Aterrizamos en el planeta Tierra equipados con un kit básico de emociones e instintos, pero poca cosa más. Mientras que a las pocas horas de salir del cascarón un pollito es capaz de abastecerse de comida por sí solo, nosotros, los humanos, apenas aprendemos a alimentarnos por nuestra cuenta pasados uno o dos años desde que nacemos.
Somos la especie que más tiempo invierte en el aprendizaje de sus hijos, casi dos décadas hasta la superación de la adolescencia. ¿Qué hacen durante este tiempo los bebés, niños y adolescentes? Sin duda, dar rienda suelta a su imaginación, saciar su curiosidad, crear, descubrir, inventar, ensayar, innovar. Según la psicóloga californiana Alison Gopnik, «los bebés son como el departamento de I+D de la especie humana». Los niños, al igual que los científicos e investigadores, hacen lluvias de ideas, plantean ideas sencillas y descubren cosas.
El medio es el juego, la diversión, y eso es la clave para un aprendizaje eficaz. Yo mismo constaté con mis alumnos que, si no combinas el conocimiento con el entretenimiento, fracasas en tu misión pedagógica. Sin esa mezcla no hay aprendizaje y menos aún creatividad. Esto deberían aprenderlo aquellos padres que, demasiado obcecados por las formas, insisten en poner cortapisas a la imaginación de sus hijos.
La mano de la creatividad (Imagen: GPP).
Hace unos años, Ken Robinson me explicó una historia fascinante. Bart, un niño de seis años, descubrió que podía caminar sobre las manos con igual facilidad que con los pies. Le gustaba pasearse por ahí haciendo el pino, y con el tiempo –y con el apoyo de su madre– supo profundizar en ello con pasión y sacó partido a lo que, para muchos, era una mamarrachada infantil.
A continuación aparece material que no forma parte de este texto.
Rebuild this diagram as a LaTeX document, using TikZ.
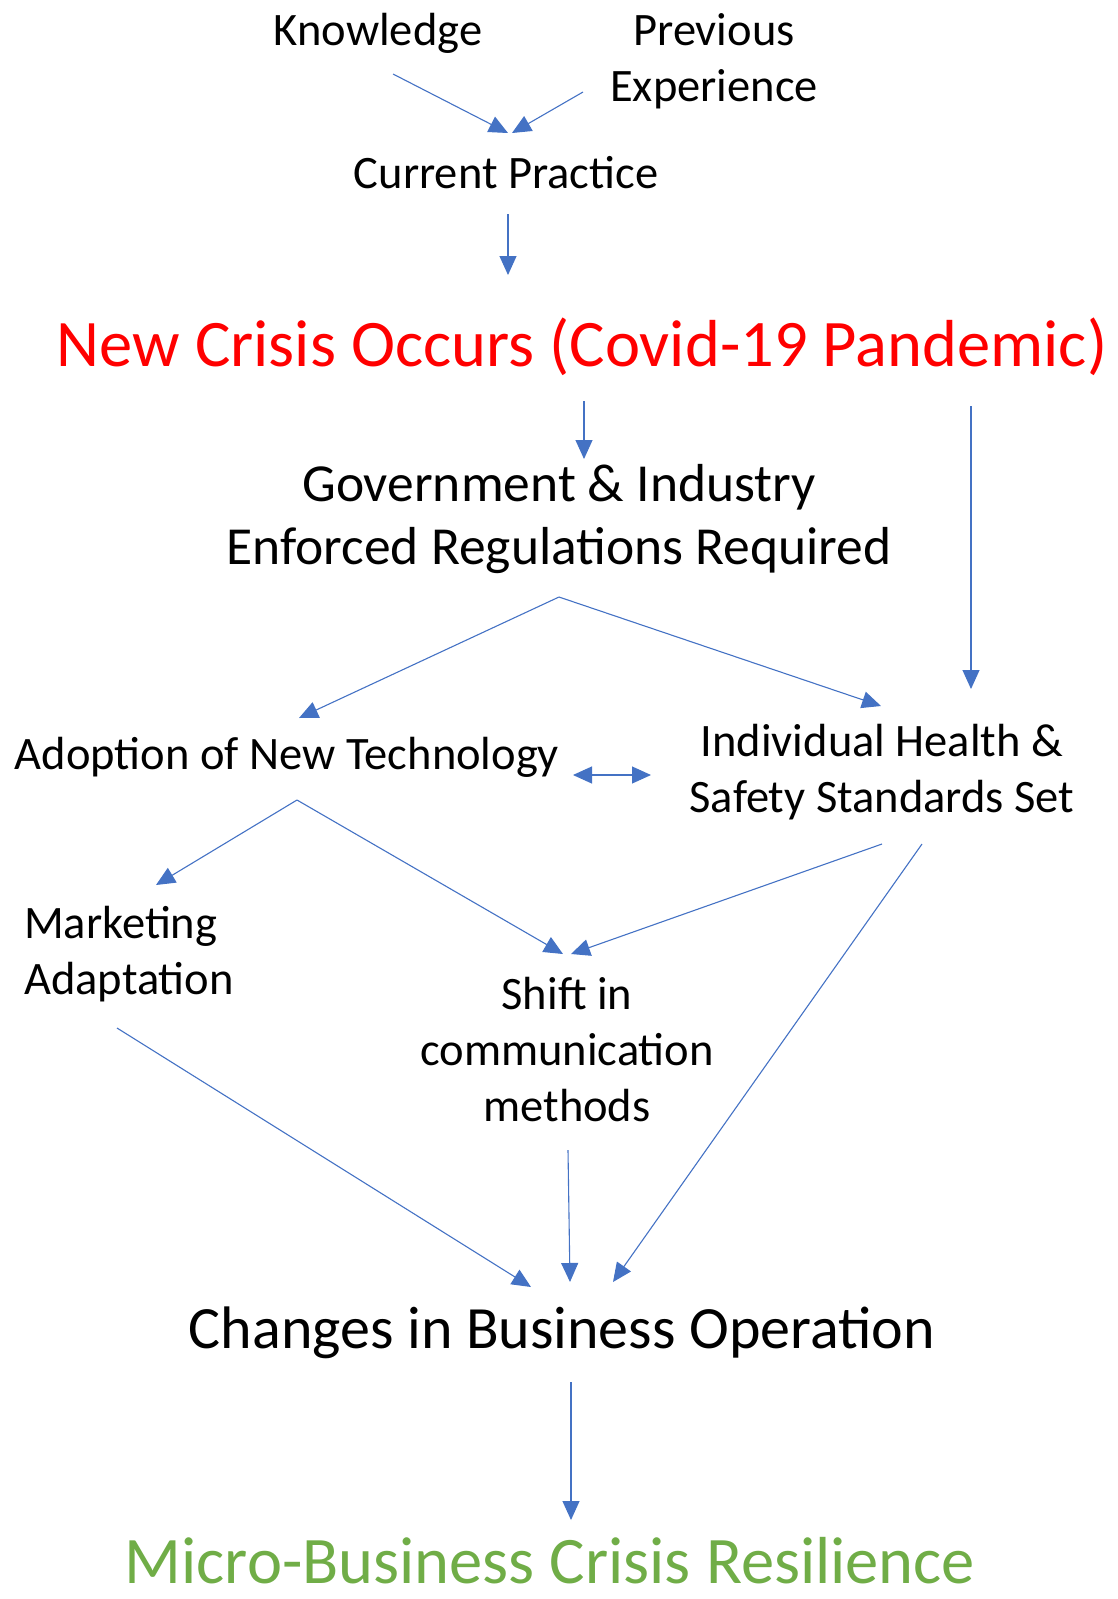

Bart Conner, que ya tiene 55 años, puede presumir hoy de ser uno de los gimnastas estadounidenses con más trofeos a sus espaldas, y su éxito se lo debe a descubrir lo que Robinson denomina «su elemento» y a haberle dedicado con pasión horas y más horas.
El sistema educativo actual, herencia de una caduca sociedad industrial, aparta a niños y jóvenes de su elemento. «No es un déficit de atención, es que no me interesa», rezaba la camiseta de un joven estadounidense.
Las escuelas siguen sin dar alas a su creatividad, a sus pasiones, y continúan machacando sus emociones básicas y universales. Insisto: las necesidades de la sociedad han cambiado, pero la enseñanza continúa encorsetada en las antiguas competencias. Los estudiantes de hoy son todos nativos digitales, tienen acceso inmediato a la información, pero, al contrario de lo que sucedía en mi generación, nadie los guía para aprovechar ese alud de datos. Van perdidos.
La mayoría de los niños ya no juegan en la calle –el tráfico y la vida mayoritariamente urbana lo hacen imposible– y andan atosigados con mil y una actividades extraescolares para que sus padres puedan acabar su jornada laboral. Además, la edad con que los jóvenes se dan de bruces con el sexo y las drogas se anticipa en detrimento de valores y de respeto hacia los demás. Y todavía hay quién pone en duda la necesidad urgente de incorporar en los currículos competencias como las habilidades sociales, la gestión de las emociones o el aprendizaje de la creatividad.
Mientras esto no suceda, al menos fuera de las aulas, dejen a sus hijos descubrir cuál es su elemento, lanzarse de cabeza a él, practicarlo con pasión y dedicarle las horas necesarias para llegar a dominarlo. Les harán falta unas diez mil.